Your task is to reproduce, verbatim and without pictures, the lines from the opening of the listing through the line containing "const yTicksB = [0, 5, 10, 15, 20, 25, 30, 35];".

> _RECORDED INFORMATION_
+-------+

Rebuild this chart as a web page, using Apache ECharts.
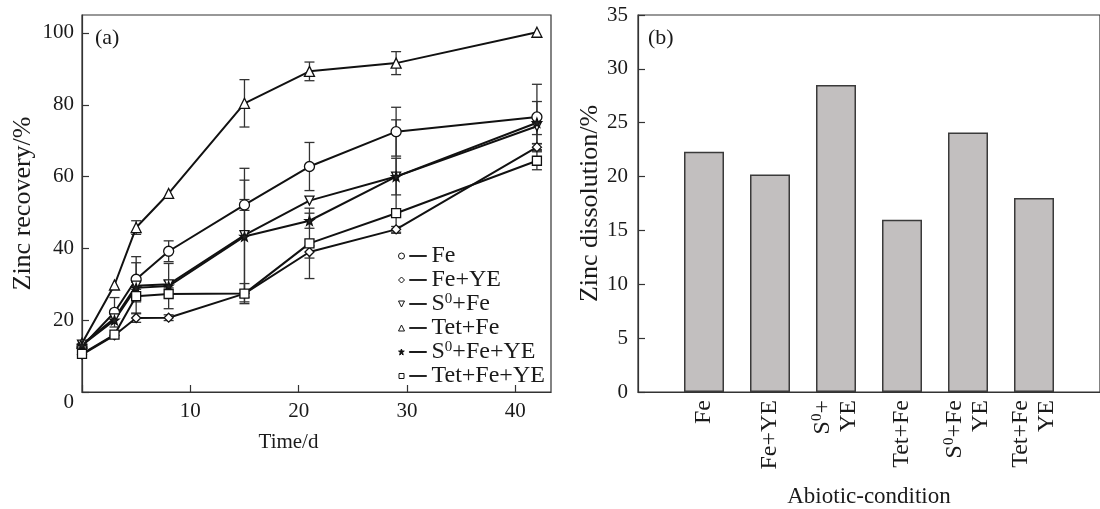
<!DOCTYPE html>
<html>
<head>
<meta charset="utf-8">
<script src="https://cdn.jsdelivr.net/npm/echarts@6/dist/echarts.min.js"></script>
<style>html,body{margin:0;padding:0;background:#fff;}#c{width:1100px;height:509px;}</style>
</head>
<body>
<div id="c"></div>
<script>
// ---- data: panel (a) ----
const days = [0, 3, 5, 8, 15, 21, 29, 42];
const fe        = [12.7, 22.2, 31.4, 39.2, 52.1, 62.8, 72.5, 76.6];
const feErr     = [0, 4.1, 6.3, 2.9, 1.5, 6.7, 6.8, 9.1];
const feYe      = [10.4, 15.8, 20.6, 20.7, 27.4, 39.0, 45.3, 68.2];
const feYeErr   = [0, 0, 1.2, 0.8, 1.0, 1.7, 0.8, 1.0];
const s0Fe      = [13.2, 20.5, 29.6, 30.0, 43.7, 53.3, 60.0, 74.0];
const s0FeErr   = [0, 0, 1.0, 1.0, 18.6, 0, 5.1, 2.3];
const tetFe     = [13.6, 29.8, 45.8, 55.3, 80.4, 89.3, 91.6, 100.2];
const tetFeErr  = [0, 0, 1.9, 0, 6.6, 2.6, 3.2, 0];
const s0FeYe    = [13.0, 20.0, 29.0, 29.5, 43.3, 47.7, 60.0, 75.0];
const s0FeYeErr = [0, 0, 7.0, 6.3, 15.7, 2.1, 15.8, 5.9];
const tetFeYe   = [10.6, 16.0, 26.7, 27.3, 27.4, 41.4, 49.8, 64.4];
const tetFeYeErr= [0, 0, 0, 0, 2.8, 9.8, 0, 2.5];
const seriesNames = ['Fe', 'Fe+YE', 'S0+Fe', 'Tet+Fe', 'S0+Fe+YE', 'Tet+Fe+YE'];
const yTicksA = [0, 20, 40, 60, 80, 100];
const xTicksA = [10, 20, 30, 40];

// ---- data: panel (b) ----
const conditions = ['Fe', 'Fe+YE', 'S0+\nYE', 'Tet+Fe', 'S0+Fe\nYE', 'Tet+Fe\nYE'];
const dissolution = [22.3, 20.2, 28.5, 16.0, 24.1, 18.0];
const yTicksB = [0, 5, 10, 15, 20, 25, 30, 35];

const FONT = "'Liberation Serif','Times New Roman',serif";
const TXT = '#1a1a1a';

const STAR = 'path://M0,-10L2.35,-3.24L9.51,-3.09L3.8,1.24L5.88,8.09L0,4.2L-5.88,8.09L-3.8,1.24L-9.51,-3.09L-2.35,-3.24Z';
const symbols = ['circle', 'diamond', 'triangle', 'triangle', STAR, 'rect'];
const rotates = [0, 0, 180, 0, 0, 0];
const sizes = [10, 9, 9, 10, 9, 9];
const DASH = 'M11,2.6L28,2.6L28,3.4L11,3.4Z';
const legendIcons = [
  'path://M0,3A3,3,0,1,1,6,3A3,3,0,1,1,0,3Z' + DASH,
  'path://M3,0L6,3L3,6L0,3Z' + DASH,
  'path://M0,0L6,0L3,6Z' + DASH,
  'path://M3,0L6,6L0,6Z' + DASH,
  'path://M3,0L3.7,2.03L5.85,2.07L4.14,3.37L4.76,6L3,4.6L1.24,6L1.86,3.37L0.15,2.07L2.3,2.03Z' + DASH,
  'path://M0.5,0.5L5.5,0.5L5.5,5.5L0.5,5.5Z M0,3L0,3' + DASH
];
const values = [fe, feYe, s0Fe, tetFe, s0FeYe, tetFeYe];
const errs = [feErr, feYeErr, s0FeErr, tetFeErr, s0FeYeErr, tetFeYeErr];

function sup(s) {
  return s.split('\n').map(line => {
    const parts = line.split('S0');
    return parts.map(p => p ? '{n|' + p + '}' : '').join('{n|S}{sup|0}');
  }).join('\n');
}
const richText = (size, lh) => ({
  n: { fontFamily: FONT, fontSize: size, color: TXT, lineHeight: lh },
  sup: { fontFamily: FONT, fontSize: Math.round(size * 0.62), color: TXT, verticalAlign: 'top', lineHeight: lh }
});

const lineSeries = seriesNames.map((name, k) => ({
  name, type: 'line', xAxisIndex: 0, yAxisIndex: 0,
  data: days.map((d, i) => [d, values[k][i]]),
  symbol: symbols[k], symbolRotate: rotates[k], symbolSize: sizes[k],
  showAllSymbol: true,
  lineStyle: { color: '#111', width: 2 },
  itemStyle: { color: k === 4 ? '#222' : '#fff', borderColor: '#111', borderWidth: 1.3 },
  z: 3
}));

const errSeries = seriesNames.map((name, k) => ({
  name: name + ' err', type: 'custom', xAxisIndex: 0, yAxisIndex: 0,
  data: days.map((d, i) => [d, values[k][i] - errs[k][i], values[k][i] + errs[k][i]]).filter((r, i) => errs[k][i] > 0),
  encode: { x: 0, y: [1, 2] },
  z: 2,
  renderItem: function (params, api) {
    const x = api.value(0), lo = api.value(1), hi = api.value(2);
    const a = api.coord([x, lo]), b = api.coord([x, hi]);
    const w = 5, st = { stroke: '#333', lineWidth: 1.3 };
    return { type: 'group', children: [
      { type: 'line', shape: { x1: a[0], y1: a[1], x2: b[0], y2: b[1] }, style: st },
      { type: 'line', shape: { x1: a[0] - w, y1: a[1], x2: a[0] + w, y2: a[1] }, style: st },
      { type: 'line', shape: { x1: b[0] - w, y1: b[1], x2: b[0] + w, y2: b[1] }, style: st }
    ]};
  }
}));

const axisCommon = {
  axisLine: { show: true, lineStyle: { color: '#333', width: 1.2 } },
  axisTick: { show: true, inside: true, length: 7, lineStyle: { color: '#333', width: 1.2 } },
  splitLine: { show: false },
  axisLabel: { fontFamily: FONT, fontSize: 21, color: TXT, showMaxLabel: false }
};

const chart = echarts.init(document.getElementById('c'), null, { renderer: 'canvas' });
chart.setOption({
  animation: false,
  backgroundColor: '#fff',
  title: [
    { text: '(a)', left: 90, top: 22, textStyle: { fontFamily: FONT, fontSize: 22, fontWeight: 'normal', color: TXT } },
    { text: '(b)', left: 643, top: 22, textStyle: { fontFamily: FONT, fontSize: 22, fontWeight: 'normal', color: TXT } }
  ],
  grid: [
    { left: 82, right: 549, top: 15, bottom: 117, show: true, borderColor: '#333', borderWidth: 1.2,
      backgroundColor: 'transparent', containLabel: false, outerBoundsMode: 'none' },
    { left: 638, right: 0, top: 15, bottom: 117, show: true, borderColor: '#333', borderWidth: 1.2,
      backgroundColor: 'transparent', containLabel: false, outerBoundsMode: 'none' }
  ],
  legend: {
    orient: 'vertical', left: 393, top: 239, itemGap: 0,
    itemWidth: 28, itemHeight: 6,
    data: seriesNames.map((n, k) => ({ name: n, icon: legendIcons[k],
      itemStyle: { color: k === 4 ? '#111' : '#fff', borderColor: '#111', borderWidth: 1 } })),
    formatter: n => sup(n),
    textStyle: { fontFamily: FONT, fontSize: 24, color: TXT, lineHeight: 24, rich: richText(24, 24) },
    selectedMode: false
  },
  xAxis: [
    Object.assign({}, axisCommon, {
      type: 'value', gridIndex: 0, min: 0, max: 43.3, interval: 10,
      name: 'Time/d', nameLocation: 'middle', nameGap: 40,
      nameTextStyle: { fontFamily: FONT, fontSize: 21, color: TXT, padding: [0, 56, 0, 0] },
      axisLabel: Object.assign({}, axisCommon.axisLabel, { margin: 9,
        formatter: v => xTicksA.includes(v) ? String(v) : '' })
    }),
    {
      type: 'value', gridIndex: 1, min: 0, max: 7, interval: 1,
      name: 'Abiotic-condition', nameLocation: 'middle', nameGap: 93,
      nameTextStyle: { fontFamily: FONT, fontSize: 23, color: TXT },
      axisLine: { show: true, lineStyle: { color: '#333', width: 1.2 } },
      axisTick: { show: false }, splitLine: { show: false },
      axisLabel: { rotate: 90, margin: 8, fontFamily: FONT, fontSize: 24, color: TXT,
        rich: richText(24, 26),
        formatter: v => (v >= 1 && v <= conditions.length) ? sup(conditions[v - 1]) : '' }
    }
  ],
  yAxis: [
    Object.assign({}, axisCommon, {
      type: 'value', gridIndex: 0, min: 0, max: 105, interval: 20,
      name: 'Zinc recovery/%', nameLocation: 'middle', nameGap: 46,
      nameTextStyle: { fontFamily: FONT, fontSize: 26, color: TXT },
      axisLabel: Object.assign({}, axisCommon.axisLabel, { margin: 8,
        rich: { z: { fontFamily: FONT, fontSize: 21, color: TXT, padding: [20, 0, 0, 0] } },
        formatter: v => v === 0 ? '{z|0}' : (yTicksA.includes(v) ? String(v) : '') })
    }),
    Object.assign({}, axisCommon, {
      type: 'value', gridIndex: 1, min: 0, max: 35, interval: 5,
      name: 'Zinc dissolution/%', nameLocation: 'middle', nameGap: 18,
      nameTextStyle: { fontFamily: FONT, fontSize: 26, color: TXT },
      axisLabel: Object.assign({}, axisCommon.axisLabel, { margin: 10, showMaxLabel: true,
        formatter: v => yTicksB.includes(v) ? String(v) : '' })
    })
  ],
  series: errSeries.concat(lineSeries).concat([{
    name: 'Zinc dissolution', type: 'bar', xAxisIndex: 1, yAxisIndex: 1,
    data: dissolution.map((v, i) => [i + 1, v]),
    barWidth: 40,
    itemStyle: { color: '#c2bfbf', borderColor: '#3a3a3a', borderWidth: 1.5 }
  }])
});
</script>
</body>
</html>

+-------+

> _WRITTEN ANSWER_
Rebuild this chart as a web page, using Apache ECharts.
<!DOCTYPE html>
<html>
<head>
<meta charset="utf-8">
<script src="https://cdn.jsdelivr.net/npm/echarts@6/dist/echarts.min.js"></script>
<style>html,body{margin:0;padding:0;background:#fff;}#c{width:1100px;height:509px;}</style>
</head>
<body>
<div id="c"></div>
<script>
// ---- data: panel (a) ----
const days = [0, 3, 5, 8, 15, 21, 29, 42];
const fe        = [12.7, 22.2, 31.4, 39.2, 52.1, 62.8, 72.5, 76.6];
const feErr     = [0, 4.1, 6.3, 2.9, 1.5, 6.7, 6.8, 9.1];
const feYe      = [10.4, 15.8, 20.6, 20.7, 27.4, 39.0, 45.3, 68.2];
const feYeErr   = [0, 0, 1.2, 0.8, 1.0, 1.7, 0.8, 1.0];
const s0Fe      = [13.2, 20.5, 29.6, 30.0, 43.7, 53.3, 60.0, 74.0];
const s0FeErr   = [0, 0, 1.0, 1.0, 18.6, 0, 5.1, 2.3];
const tetFe     = [13.6, 29.8, 45.8, 55.3, 80.4, 89.3, 91.6, 100.2];
const tetFeErr  = [0, 0, 1.9, 0, 6.6, 2.6, 3.2, 0];
const s0FeYe    = [13.0, 20.0, 29.0, 29.5, 43.3, 47.7, 60.0, 75.0];
const s0FeYeErr = [0, 0, 7.0, 6.3, 15.7, 2.1, 15.8, 5.9];
const tetFeYe   = [10.6, 16.0, 26.7, 27.3, 27.4, 41.4, 49.8, 64.4];
const tetFeYeErr= [0, 0, 0, 0, 2.8, 9.8, 0, 2.5];
const seriesNames = ['Fe', 'Fe+YE', 'S0+Fe', 'Tet+Fe', 'S0+Fe+YE', 'Tet+Fe+YE'];
const yTicksA = [0, 20, 40, 60, 80, 100];
const xTicksA = [10, 20, 30, 40];

// ---- data: panel (b) ----
const conditions = ['Fe', 'Fe+YE', 'S0+\nYE', 'Tet+Fe', 'S0+Fe\nYE', 'Tet+Fe\nYE'];
const dissolution = [22.3, 20.2, 28.5, 16.0, 24.1, 18.0];
const yTicksB = [0, 5, 10, 15, 20, 25, 30, 35];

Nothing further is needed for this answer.